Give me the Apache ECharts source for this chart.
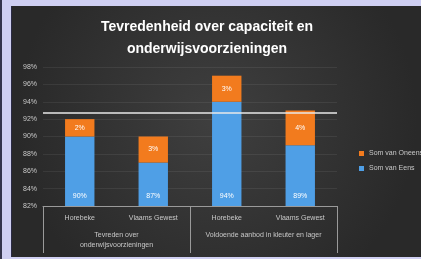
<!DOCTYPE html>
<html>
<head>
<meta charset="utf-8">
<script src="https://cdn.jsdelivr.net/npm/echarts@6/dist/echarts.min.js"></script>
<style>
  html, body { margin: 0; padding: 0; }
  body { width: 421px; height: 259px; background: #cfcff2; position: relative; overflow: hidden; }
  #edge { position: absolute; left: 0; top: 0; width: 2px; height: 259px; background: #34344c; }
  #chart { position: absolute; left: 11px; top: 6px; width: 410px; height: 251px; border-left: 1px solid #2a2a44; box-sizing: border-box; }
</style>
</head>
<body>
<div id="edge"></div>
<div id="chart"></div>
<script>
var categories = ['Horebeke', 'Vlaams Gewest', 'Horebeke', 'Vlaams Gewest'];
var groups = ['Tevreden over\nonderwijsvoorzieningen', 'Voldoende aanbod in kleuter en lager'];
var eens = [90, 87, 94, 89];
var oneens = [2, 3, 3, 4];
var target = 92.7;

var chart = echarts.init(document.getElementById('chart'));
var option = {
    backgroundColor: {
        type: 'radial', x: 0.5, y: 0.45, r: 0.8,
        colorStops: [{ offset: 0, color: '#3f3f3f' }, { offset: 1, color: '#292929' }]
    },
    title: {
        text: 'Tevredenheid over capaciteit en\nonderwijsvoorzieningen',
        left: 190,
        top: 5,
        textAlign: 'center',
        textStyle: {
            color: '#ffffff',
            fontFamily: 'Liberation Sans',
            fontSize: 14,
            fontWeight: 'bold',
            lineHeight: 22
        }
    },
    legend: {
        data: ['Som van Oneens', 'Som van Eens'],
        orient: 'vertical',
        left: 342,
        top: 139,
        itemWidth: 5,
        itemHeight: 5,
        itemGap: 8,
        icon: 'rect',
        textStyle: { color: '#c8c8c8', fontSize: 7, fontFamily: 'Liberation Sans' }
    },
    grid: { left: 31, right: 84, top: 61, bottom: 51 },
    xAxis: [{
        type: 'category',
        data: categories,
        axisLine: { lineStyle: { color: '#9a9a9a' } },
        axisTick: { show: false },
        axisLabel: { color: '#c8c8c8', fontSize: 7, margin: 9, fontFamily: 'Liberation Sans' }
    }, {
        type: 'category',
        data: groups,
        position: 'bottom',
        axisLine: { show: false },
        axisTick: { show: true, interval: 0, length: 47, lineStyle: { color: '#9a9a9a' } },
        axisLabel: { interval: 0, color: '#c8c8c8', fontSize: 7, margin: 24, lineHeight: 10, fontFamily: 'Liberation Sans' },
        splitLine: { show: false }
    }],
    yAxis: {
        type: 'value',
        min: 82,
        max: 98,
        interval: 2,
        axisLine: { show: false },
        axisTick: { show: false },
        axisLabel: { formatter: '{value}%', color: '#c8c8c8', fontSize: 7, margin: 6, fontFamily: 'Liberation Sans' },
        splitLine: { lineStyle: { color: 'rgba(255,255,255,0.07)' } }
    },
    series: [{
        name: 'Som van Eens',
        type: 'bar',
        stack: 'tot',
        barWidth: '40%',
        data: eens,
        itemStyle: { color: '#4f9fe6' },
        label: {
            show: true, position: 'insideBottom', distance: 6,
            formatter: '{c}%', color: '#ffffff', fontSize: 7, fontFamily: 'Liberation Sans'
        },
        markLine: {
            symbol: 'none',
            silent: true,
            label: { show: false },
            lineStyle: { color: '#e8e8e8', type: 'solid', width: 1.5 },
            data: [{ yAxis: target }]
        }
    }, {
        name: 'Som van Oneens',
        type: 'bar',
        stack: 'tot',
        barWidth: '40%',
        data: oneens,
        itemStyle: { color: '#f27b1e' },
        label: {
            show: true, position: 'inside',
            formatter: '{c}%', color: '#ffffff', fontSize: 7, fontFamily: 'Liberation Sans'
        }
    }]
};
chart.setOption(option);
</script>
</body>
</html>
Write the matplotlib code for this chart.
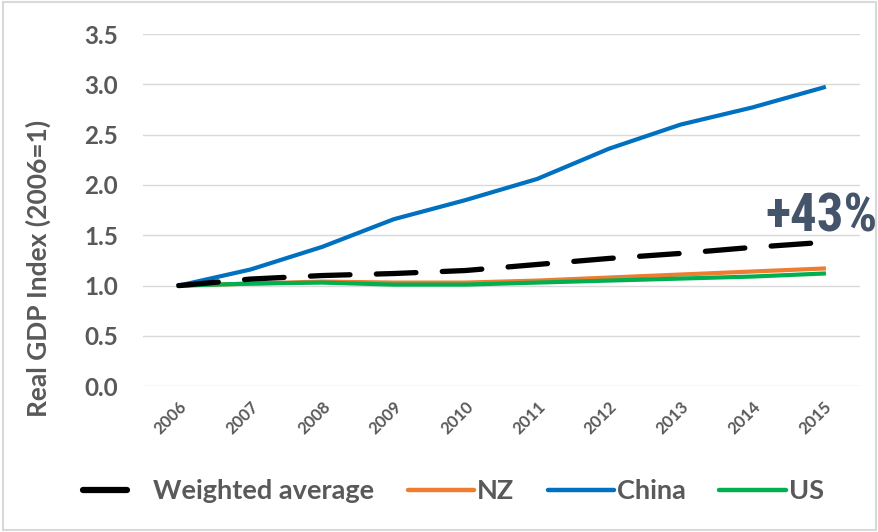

Instruction >> Reply with one number only: the count of lines in the entries that contain "this".

Response to the task >> 2